Raw SQL also works inside Ecto transactions:

{:ok, :committed} =
MyApp.AnalyticsRepo.transaction(fn ->
MyApp.AnalyticsRepo.query!("CREATE TEMP TABLE events(id INTEGER)")
MyApp.AnalyticsRepo.query!("INSERT INTO events VALUES (1), (2)")
:committed
end)

Use Repo.rollback/1 to abort transaction work:

{:error, :rolled_back} =
MyApp.AnalyticsRepo.transaction(fn ->
MyApp.AnalyticsRepo.query!("INSERT INTO events VALUES (3)")
MyApp.AnalyticsRepo.rollback(:rolled_back)
end)

Read-only Ecto queries against table names are also supported, including CTEs, window functions, joins, grouping, having, distinct, aggregate FILTER, arithmetic expressions, in/2, predicates, ordering, limits, aggregates, and fragments:

import Ecto.Query
MyApp.AnalyticsRepo.all(
from event in "events",
where: event.id > ^min_id and like(event.name, "d%"),
order_by: [asc: event.id],
select: %{id: event.id, name: event.name, upper_name: fragment("upper(?)", event.name)}
)

Ecto support is analytical rather than CRUD-shaped, but still early. Migrations, set combinations, locks, and Ecto-managed inserts/updates/deletes raise explicit unsupported-feature errors for now.

Current limitations

Supervision and connection options

Use QuackDB under your application supervisor when you want a long-lived connection pool:

children = [
{QuackDB,
uri: "http://[::1]:9494",
token: "super_secret",
name: MyApp.QuackDB,
pool_size: 5}
]

The client accepts QuackDB options such as :uri, :token, and :transport, plus DBConnection pool options such as :name, :pool_size, :queue_target, :queue_interval, and :timeout on individual calls.
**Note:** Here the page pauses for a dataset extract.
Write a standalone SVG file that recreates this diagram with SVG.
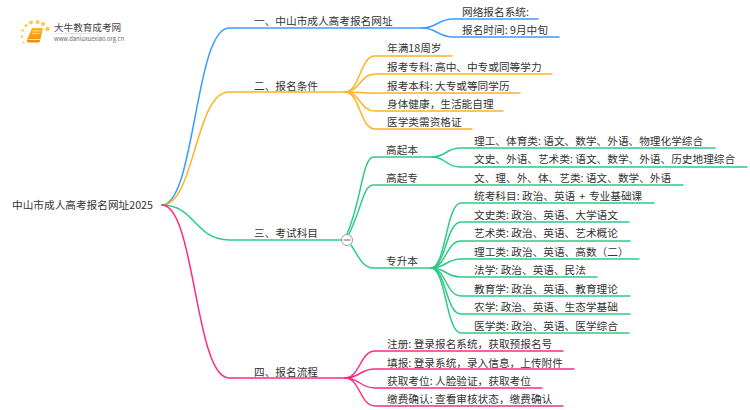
<svg xmlns="http://www.w3.org/2000/svg" width="750" height="410" viewBox="0 0 750 410">
<style>
text{font-family:"Noto Sans CJK SC","Liberation Sans",sans-serif;font-size:10.67px;fill:#333}
path{fill:none;stroke-width:1.5;stroke-linecap:round}
.b path,path.b{stroke:#3c9cff}
.o path,path.o{stroke:#ffb224}
.g path,path.g{stroke:#2ecb86}
.p path,path.p{stroke:#ff2a86}
</style>
<rect width="750" height="410" fill="#fff"/>
<g id="logo">
<defs><linearGradient id="lg" x1="0" y1="0" x2="0" y2="1"><stop offset="0" stop-color="#ffb52e"/><stop offset="1" stop-color="#f08a0c"/></linearGradient>
<linearGradient id="ul" x1="0" y1="0" x2="1" y2="0"><stop offset="0" stop-color="#ddd" stop-opacity="0"/><stop offset=".3" stop-color="#ddd"/><stop offset="1" stop-color="#ddd" stop-opacity="0"/></linearGradient></defs>
<path d="M32,28H43L40,41Q39.700,42.500 38,42.500H28.500Q26.500,42.500 27,40Z" style="fill:url(#lg);stroke:none"/>
<path d="M28.500,39.500H40" style="stroke:#ffe2a0;stroke-width:1"/>
<path d="M33,31H40M32.500,33.500H39" style="stroke:#ffdf9a;stroke-width:.8"/>
<g fill="#ffc84a"><circle cx="47.500" cy="29" r="2.200"/><circle cx="43" cy="24" r="2"/><circle cx="37.500" cy="22" r="2"/><circle cx="31" cy="22.500" r="2"/><circle cx="26" cy="25.500" r="1.500"/><circle cx="22.500" cy="30.500" r="1.300"/><circle cx="22" cy="36.500" r="1.200"/><circle cx="23.500" cy="42.500" r="1"/></g>
<rect x="45" y="33" width="88" height="1" fill="url(#ul)"/>
<text x="54" y="30.500" style="font-size:9.600px;fill:#444">大牛教育成考网</text>
<text x="54" y="41" style="font-size:5.800px;fill:#666">www.daniuxuexiao.org.cn</text>
</g>
<g id="connectors">
<path class="b" d="M162,205C195,205 195,28 229,28H422"/>
<path class="o" d="M162,205C195,205 195,92 229,92H345"/>
<path class="g" d="M162,205C195,205 195,240 229,240H341"/>
<path class="p" d="M162,205C195,205 195,378 229,378H345"/>
<g class="b"><path d="M422,28C437,28 438,19 453,19H538"/><path d="M422,28C437,28 438,37 453,37H559"/></g>
<g class="o"><path d="M345,92C360,92 360,56 375,56H452"/><path d="M345,92C360,92 360,74 375,74H552"/><path d="M345,92C360,92 360,93 375,93H520"/><path d="M345,92C360,92 360,111 375,111H503"/><path d="M345,92C360,92 360,129 375,129H472"/></g>
<g class="g"><path d="M347,234C362,200 362,157 374,157H432"/><path d="M349,234C363,205 363,185 374,185H683"/><path d="M351,245C358,255 362,268 374,268H431"/>
<path d="M432,157C446,157 446,148 460,148H715"/><path d="M432,157C446,157 446,167 460,167H747"/>
<path d="M431,268C446,268 446,203 461,203H654"/><path d="M431,268C446,268 446,222 461,222H629"/><path d="M431,268C446,268 446,241 461,241H630"/><path d="M431,268C446,268 446,259 461,259H639"/><path d="M431,268C446,268 446,277 461,277H597"/><path d="M431,268C446,268 446,296 461,296H630"/><path d="M431,268C446,268 446,314 461,314H630"/><path d="M431,268C446,268 446,333 461,333H629"/></g>
<g class="p"><path d="M345,378C360,378 360,351 375,351H563"/><path d="M345,378C360,378 360,369 375,369H574"/><path d="M345,378C360,378 360,388 375,388H542"/><path d="M345,378C360,378 360,406 375,406H563"/></g>
</g>
<g id="root"><text x="12" y="209">中山市成人高考报名网址2025</text></g>
<g id="n1"><text x="254" y="25">一、中山市成人高考报名网址</text></g>
<g id="n1a"><text x="462" y="16">网络报名系统:</text></g>
<g id="n1b"><text x="462" y="34">报名时间: 9月中旬</text></g>
<g id="n2"><text x="254" y="90">二、报名条件</text></g>
<g id="n2a"><text x="387" y="52">年满18周岁</text></g>
<g id="n2b"><text x="387" y="71">报考专科: 高中、中专或同等学力</text></g>
<g id="n2c"><text x="387" y="90">报考本科: 大专或等同学历</text></g>
<g id="n2d"><text x="387" y="108">身体健康，生活能自理</text></g>
<g id="n2e"><text x="387" y="126">医学类需资格证</text></g>
<g id="n3"><text x="254" y="237">三、考试科目</text></g>
<g id="toggle"><circle cx="347" cy="240" r="5.500" fill="#fff" stroke="#999" stroke-width="1"/><line x1="343.500" y1="240" x2="350.500" y2="240" stroke="#666" stroke-width="1"/></g>
<g id="n31"><text x="386" y="154">高起本</text></g>
<g id="n311"><text x="474" y="145">理工、体育类: 语文、数学、外语、物理化学综合</text></g>
<g id="n312"><text x="474" y="163">文史、外语、艺术类: 语文、数学、外语、历史地理综合</text></g>
<g id="n32"><text x="386" y="182">高起专</text></g>
<g id="n321"><text x="474" y="182">文、理、外、体、艺类: 语文、数学、外语</text></g>
<g id="n33"><text x="386" y="265">专升本</text></g>
<g id="n331"><text x="474" y="200">统考科目: 政治、英语 <tspan dx="1.500">+</tspan><tspan dx="1.500"> 专业基础课</tspan></text></g>
<g id="n332"><text x="474" y="219">文史类: 政治、英语、大学语文</text></g>
<g id="n333"><text x="474" y="237">艺术类: 政治、英语、艺术概论</text></g>
<g id="n334"><text x="474" y="256">理工类: 政治、英语、高数（二）</text></g>
<g id="n335"><text x="474" y="274">法学: 政治、英语、民法</text></g>
<g id="n336"><text x="474" y="293">教育学: 政治、英语、教育理论</text></g>
<g id="n337"><text x="474" y="311">农学: 政治、英语、生态学基础</text></g>
<g id="n338"><text x="474" y="330">医学类: 政治、英语、医学综合</text></g>
<g id="n4"><text x="254" y="376">四、报名流程</text></g>
<g id="n41"><text x="387" y="348">注册: 登录报名系统，获取预报名号</text></g>
<g id="n42"><text x="387" y="367">填报: 登录系统，录入信息，上传附件</text></g>
<g id="n43"><text x="387" y="385">获取考位: 人脸验证，获取考位</text></g>
<g id="n44"><text x="387" y="403">缴费确认: 查看审核状态，缴费确认</text></g>
</svg>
QuackDB.query(MyApp.QuackDB, "SELECT 1", [], timeout: 10_000)

Development

mix deps.get
mix ci

Integration tests are skipped by default. To run them against a Quack server:

QUACKDB_TEST_URI='http://[::1]:9494' \
QUACKDB_TEST_TOKEN=super_secret \
mix test --include integration

See guides/getting-started.md for a longer walkthrough, guides/type-support.md for the current DuckDB type matrix, and docs/research.md for protocol notes.